PROBLEM STATEMENT:
Write out each line of the listing as it stands, without the images.
***** DATA SHOWN *****
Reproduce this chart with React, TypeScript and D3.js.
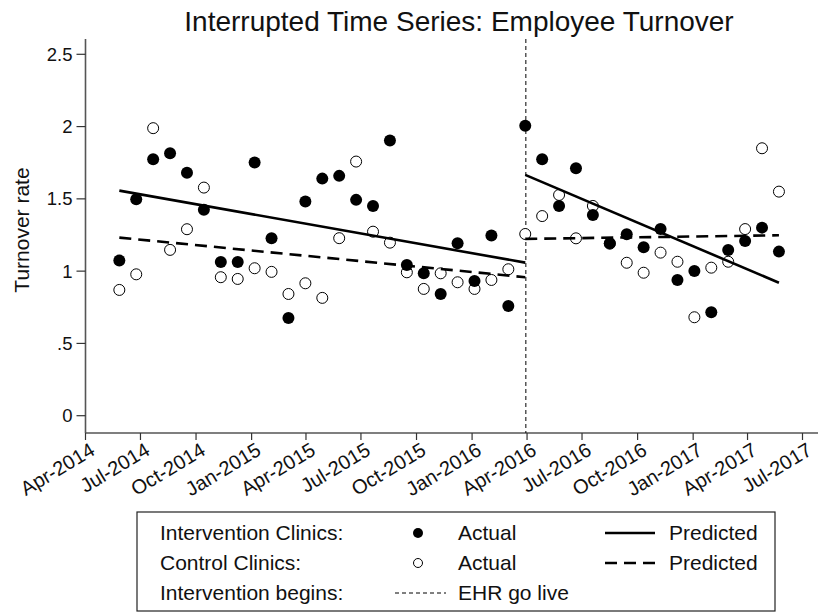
import React from "react";
import * as d3 from "d3";

const periodDates = [
  "2014-05-27", "2014-06-24", "2014-07-22", "2014-08-19", "2014-09-16", "2014-10-14",
  "2014-11-11", "2014-12-09", "2015-01-06", "2015-02-03", "2015-03-03", "2015-03-31",
  "2015-04-28", "2015-05-26", "2015-06-23", "2015-07-21", "2015-08-18", "2015-09-15",
  "2015-10-13", "2015-11-10", "2015-12-08", "2016-01-05", "2016-02-02", "2016-03-01",
  "2016-03-29", "2016-04-26", "2016-05-24", "2016-06-21", "2016-07-19", "2016-08-16",
  "2016-09-13", "2016-10-11", "2016-11-08", "2016-12-06", "2017-01-03", "2017-01-31",
  "2017-02-28", "2017-03-28", "2017-04-25", "2017-05-23",
];

const interventionActual = [
  1.073, 1.497, 1.774, 1.816, 1.68, 1.424, 1.064, 1.064, 1.751, 1.228,
  0.676, 1.481, 1.64, 1.659, 1.493, 1.451, 1.903, 1.043, 0.985, 0.842,
  1.193, 0.932, 1.246, 0.759, 2.005, 1.774, 1.451, 1.711, 1.388, 1.193,
  1.255, 1.165, 1.291, 0.939, 1.001, 0.715, 1.146, 1.208, 1.301, 1.135,
];

const controlActual = [
  0.87, 0.978, 1.989, 1.147, 1.29, 1.578, 0.958, 0.946, 1.02, 0.995,
  0.842, 0.916, 0.815, 1.228, 1.758, 1.273, 1.197, 0.992, 0.877, 0.985,
  0.923, 0.877, 0.939, 1.013, 1.257, 1.381, 1.527, 1.227, 1.451, 1.19,
  1.058, 0.989, 1.128, 1.065, 0.681, 1.024, 1.065, 1.291, 1.85, 1.55,
];

// predicted segments: [start date, end date] and [start value, end value]
const preDates = ["2014-05-27", "2016-03-29"];
const postDates = ["2016-03-29", "2017-05-23"];
const interventionPredPre = [1.557, 1.059];
const interventionPredPost = [1.666, 0.92];
const controlPredPre = [1.232, 0.958];
const controlPredPost = [1.223, 1.248];

const goLiveDate = "2016-03-30";

const xTickDates = [
  "2014-04-01", "2014-07-01", "2014-10-01", "2015-01-01", "2015-04-01", "2015-07-01",
  "2015-10-01", "2016-01-01", "2016-04-01", "2016-07-01", "2016-10-01", "2017-01-01",
  "2017-04-01", "2017-07-01",
];
const yTicks = [0, 0.5, 1, 1.5, 2, 2.5];
const yTickLabels = ["0", ".5", "1", "1.5", "2", "2.5"];

const FONT = "'Liberation Sans', Arial, sans-serif";

export default function App() {
  const parse = d3.utcParse("%Y-%m-%d");
  const fmt = d3.utcFormat("%b-%Y");
  const x = d3
    .scaleUtc()
    .domain([parse("2014-04-01")!, parse("2017-07-01")!])
    .range([85.5, 802.5]);
  const y = d3.scaleLinear().domain([0, 2.5]).range([415.7, 54.3]);

  const axisLeft = 85.5;
  const axisBottom = 433;
  const plotTop = 39;
  const plotRight = 818;

  const pts = periodDates.map((d, i) => ({
    x: x(parse(d)!),
    yi: y(interventionActual[i]),
    yc: y(controlActual[i]),
  }));

  const line = d3
    .line<[string, number]>()
    .x((d) => x(parse(d[0])!))
    .y((d) => y(d[1]));
  const seg = (dates: string[], vals: number[]) =>
    line(dates.map((d, i) => [d, vals[i]] as [string, number])) || "";

  const goX = x(parse(goLiveDate)!);

  return (
    <svg
      width={820}
      height={613}
      style={{ position: "absolute", left: 0, top: 0, background: "#fff" }}
      fontFamily={FONT}
    >
      <rect width={820} height={613} fill="#fff" />
      <text x={459} y={31} textAnchor="middle" fontSize={28} fill="#111">
        Interrupted Time Series: Employee Turnover
      </text>

      {/* y axis */}
      <line x1={axisLeft} x2={axisLeft} y1={plotTop} y2={axisBottom} stroke="#555" strokeWidth={1.6} />
      {yTicks.map((t, i) => (
        <g key={t}>
          <line x1={axisLeft - 9} x2={axisLeft} y1={y(t)} y2={y(t)} stroke="#333" strokeWidth={1.2} />
          <text x={axisLeft - 13} y={y(t)} dy="0.35em" textAnchor="end" fontSize={18.5} fill="#111">
            {yTickLabels[i]}
          </text>
        </g>
      ))}
      <text
        transform={`translate(29,230) rotate(-90)`}
        textAnchor="middle"
        fontSize={21}
        fill="#111"
      >
        Turnover rate
      </text>

      {/* x axis */}
      <line x1={axisLeft} x2={plotRight} y1={axisBottom} y2={axisBottom} stroke="#555" strokeWidth={1.6} />
      {xTickDates.map((d) => {
        const xx = x(parse(d)!);
        return (
          <g key={d}>
            <line x1={xx} x2={xx} y1={axisBottom} y2={axisBottom + 7} stroke="#333" strokeWidth={1.2} />
            <text
              transform={`translate(${xx + 3},${axisBottom + 8}) rotate(-31)`}
              textAnchor="end"
              dy="0.75em"
              fontSize={20}
              fill="#111"
            >
              {fmt(parse(d)!)}
            </text>
          </g>
        );
      })}

      {/* go-live line */}
      <line x1={goX} x2={goX} y1={plotTop} y2={axisBottom} stroke="#000" strokeWidth={1} strokeDasharray="4,3" />

      {/* points */}
      {pts.map((p, i) => (
        <circle key={"c" + i} cx={p.x} cy={p.yc} r={5.5} fill="#fff" stroke="#000" strokeWidth={1} />
      ))}
      {pts.map((p, i) => (
        <circle key={"i" + i} cx={p.x} cy={p.yi} r={6} fill="#000" />
      ))}

      {/* predicted lines */}
      <path d={seg(preDates, interventionPredPre)} fill="none" stroke="#000" strokeWidth={2.6} />
      <path d={seg(postDates, interventionPredPost)} fill="none" stroke="#000" strokeWidth={2.6} />
      <path d={seg(preDates, controlPredPre)} fill="none" stroke="#000" strokeWidth={2.6} strokeDasharray="12,7" />
      <path d={seg(postDates, controlPredPost)} fill="none" stroke="#000" strokeWidth={2.6} strokeDasharray="12,7" />

      {/* legend */}
      <rect x={137} y={512} width={638} height={99} fill="#fff" stroke="#222" strokeWidth={1.2} />
      <g fontSize={21} fill="#111">
        <text x={160} y={540}>Intervention Clinics:</text>
        <text x={160} y={570}>Control Clinics:</text>
        <text x={160} y={600}>Intervention begins:</text>
        <text x={458} y={540}>Actual</text>
        <text x={458} y={570}>Actual</text>
        <text x={458} y={600}>EHR go live</text>
        <text x={669} y={540}>Predicted</text>
        <text x={669} y={570}>Predicted</text>
      </g>
      <circle cx={418} cy={533} r={5} fill="#000" />
      <circle cx={418} cy={563} r={4.5} fill="#fff" stroke="#000" strokeWidth={1} />
      <line x1={395} x2={446} y1={593} y2={593} stroke="#000" strokeWidth={1} strokeDasharray="4,3" />
      <line x1={605} x2={655} y1={533} y2={533} stroke="#000" strokeWidth={2.6} />
      <line x1={605} x2={655} y1={563} y2={563} stroke="#000" strokeWidth={2.6} strokeDasharray="12,7" />
    </svg>
  );
}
*****
EXERCISE OUTPUT:
Reproduce this chart with React, TypeScript and D3.js.
import React from "react";
import * as d3 from "d3";

const periodDates = [
  "2014-05-27", "2014-06-24", "2014-07-22", "2014-08-19", "2014-09-16", "2014-10-14",
  "2014-11-11", "2014-12-09", "2015-01-06", "2015-02-03", "2015-03-03", "2015-03-31",
  "2015-04-28", "2015-05-26", "2015-06-23", "2015-07-21", "2015-08-18", "2015-09-15",
  "2015-10-13", "2015-11-10", "2015-12-08", "2016-01-05", "2016-02-02", "2016-03-01",
  "2016-03-29", "2016-04-26", "2016-05-24", "2016-06-21", "2016-07-19", "2016-08-16",
  "2016-09-13", "2016-10-11", "2016-11-08", "2016-12-06", "2017-01-03", "2017-01-31",
  "2017-02-28", "2017-03-28", "2017-04-25", "2017-05-23",
];

const interventionActual = [
  1.073, 1.497, 1.774, 1.816, 1.68, 1.424, 1.064, 1.064, 1.751, 1.228,
  0.676, 1.481, 1.64, 1.659, 1.493, 1.451, 1.903, 1.043, 0.985, 0.842,
  1.193, 0.932, 1.246, 0.759, 2.005, 1.774, 1.451, 1.711, 1.388, 1.193,
  1.255, 1.165, 1.291, 0.939, 1.001, 0.715, 1.146, 1.208, 1.301, 1.135,
];

const controlActual = [
  0.87, 0.978, 1.989, 1.147, 1.29, 1.578, 0.958, 0.946, 1.02, 0.995,
  0.842, 0.916, 0.815, 1.228, 1.758, 1.273, 1.197, 0.992, 0.877, 0.985,
  0.923, 0.877, 0.939, 1.013, 1.257, 1.381, 1.527, 1.227, 1.451, 1.19,
  1.058, 0.989, 1.128, 1.065, 0.681, 1.024, 1.065, 1.291, 1.85, 1.55,
];

// predicted segments: [start date, end date] and [start value, end value]
const preDates = ["2014-05-27", "2016-03-29"];
const postDates = ["2016-03-29", "2017-05-23"];
const interventionPredPre = [1.557, 1.059];
const interventionPredPost = [1.666, 0.92];
const controlPredPre = [1.232, 0.958];
const controlPredPost = [1.223, 1.248];

const goLiveDate = "2016-03-30";

const xTickDates = [
  "2014-04-01", "2014-07-01", "2014-10-01", "2015-01-01", "2015-04-01", "2015-07-01",
  "2015-10-01", "2016-01-01", "2016-04-01", "2016-07-01", "2016-10-01", "2017-01-01",
  "2017-04-01", "2017-07-01",
];
const yTicks = [0, 0.5, 1, 1.5, 2, 2.5];
const yTickLabels = ["0", ".5", "1", "1.5", "2", "2.5"];

const FONT = "'Liberation Sans', Arial, sans-serif";

export default function App() {
  const parse = d3.utcParse("%Y-%m-%d");
  const fmt = d3.utcFormat("%b-%Y");
  const x = d3
    .scaleUtc()
    .domain([parse("2014-04-01")!, parse("2017-07-01")!])
    .range([85.5, 802.5]);
  const y = d3.scaleLinear().domain([0, 2.5]).range([415.7, 54.3]);

  const axisLeft = 85.5;
  const axisBottom = 433;
  const plotTop = 39;
  const plotRight = 818;

  const pts = periodDates.map((d, i) => ({
    x: x(parse(d)!),
    yi: y(interventionActual[i]),
    yc: y(controlActual[i]),
  }));

  const line = d3
    .line<[string, number]>()
    .x((d) => x(parse(d[0])!))
    .y((d) => y(d[1]));
  const seg = (dates: string[], vals: number[]) =>
    line(dates.map((d, i) => [d, vals[i]] as [string, number])) || "";

  const goX = x(parse(goLiveDate)!);

  return (
    <svg
      width={820}
      height={613}
      style={{ position: "absolute", left: 0, top: 0, background: "#fff" }}
      fontFamily={FONT}
    >
      <rect width={820} height={613} fill="#fff" />
      <text x={459} y={31} textAnchor="middle" fontSize={28} fill="#111">
        Interrupted Time Series: Employee Turnover
      </text>

      {/* y axis */}
      <line x1={axisLeft} x2={axisLeft} y1={plotTop} y2={axisBottom} stroke="#555" strokeWidth={1.6} />
      {yTicks.map((t, i) => (
        <g key={t}>
          <line x1={axisLeft - 9} x2={axisLeft} y1={y(t)} y2={y(t)} stroke="#333" strokeWidth={1.2} />
          <text x={axisLeft - 13} y={y(t)} dy="0.35em" textAnchor="end" fontSize={18.5} fill="#111">
            {yTickLabels[i]}
          </text>
        </g>
      ))}
      <text
        transform={`translate(29,230) rotate(-90)`}
        textAnchor="middle"
        fontSize={21}
        fill="#111"
      >
        Turnover rate
      </text>

      {/* x axis */}
      <line x1={axisLeft} x2={plotRight} y1={axisBottom} y2={axisBottom} stroke="#555" strokeWidth={1.6} />
      {xTickDates.map((d) => {
        const xx = x(parse(d)!);
        return (
          <g key={d}>
            <line x1={xx} x2={xx} y1={axisBottom} y2={axisBottom + 7} stroke="#333" strokeWidth={1.2} />
            <text
              transform={`translate(${xx + 3},${axisBottom + 8}) rotate(-31)`}
              textAnchor="end"
              dy="0.75em"
              fontSize={20}
              fill="#111"
            >
              {fmt(parse(d)!)}
            </text>
          </g>
        );
      })}

      {/* go-live line */}
      <line x1={goX} x2={goX} y1={plotTop} y2={axisBottom} stroke="#000" strokeWidth={1} strokeDasharray="4,3" />

      {/* points */}
      {pts.map((p, i) => (
        <circle key={"c" + i} cx={p.x} cy={p.yc} r={5.5} fill="#fff" stroke="#000" strokeWidth={1} />
      ))}
      {pts.map((p, i) => (
        <circle key={"i" + i} cx={p.x} cy={p.yi} r={6} fill="#000" />
      ))}

      {/* predicted lines */}
      <path d={seg(preDates, interventionPredPre)} fill="none" stroke="#000" strokeWidth={2.6} />
      <path d={seg(postDates, interventionPredPost)} fill="none" stroke="#000" strokeWidth={2.6} />
      <path d={seg(preDates, controlPredPre)} fill="none" stroke="#000" strokeWidth={2.6} strokeDasharray="12,7" />
      <path d={seg(postDates, controlPredPost)} fill="none" stroke="#000" strokeWidth={2.6} strokeDasharray="12,7" />

      {/* legend */}
      <rect x={137} y={512} width={638} height={99} fill="#fff" stroke="#222" strokeWidth={1.2} />
      <g fontSize={21} fill="#111">
        <text x={160} y={540}>Intervention Clinics:</text>
        <text x={160} y={570}>Control Clinics:</text>
        <text x={160} y={600}>Intervention begins:</text>
        <text x={458} y={540}>Actual</text>
        <text x={458} y={570}>Actual</text>
        <text x={458} y={600}>EHR go live</text>
        <text x={669} y={540}>Predicted</text>
        <text x={669} y={570}>Predicted</text>
      </g>
      <circle cx={418} cy={533} r={5} fill="#000" />
      <circle cx={418} cy={563} r={4.5} fill="#fff" stroke="#000" strokeWidth={1} />
      <line x1={395} x2={446} y1={593} y2={593} stroke="#000" strokeWidth={1} strokeDasharray="4,3" />
      <line x1={605} x2={655} y1={533} y2={533} stroke="#000" strokeWidth={2.6} />
      <line x1={605} x2={655} y1={563} y2={563} stroke="#000" strokeWidth={2.6} strokeDasharray="12,7" />
    </svg>
  );
}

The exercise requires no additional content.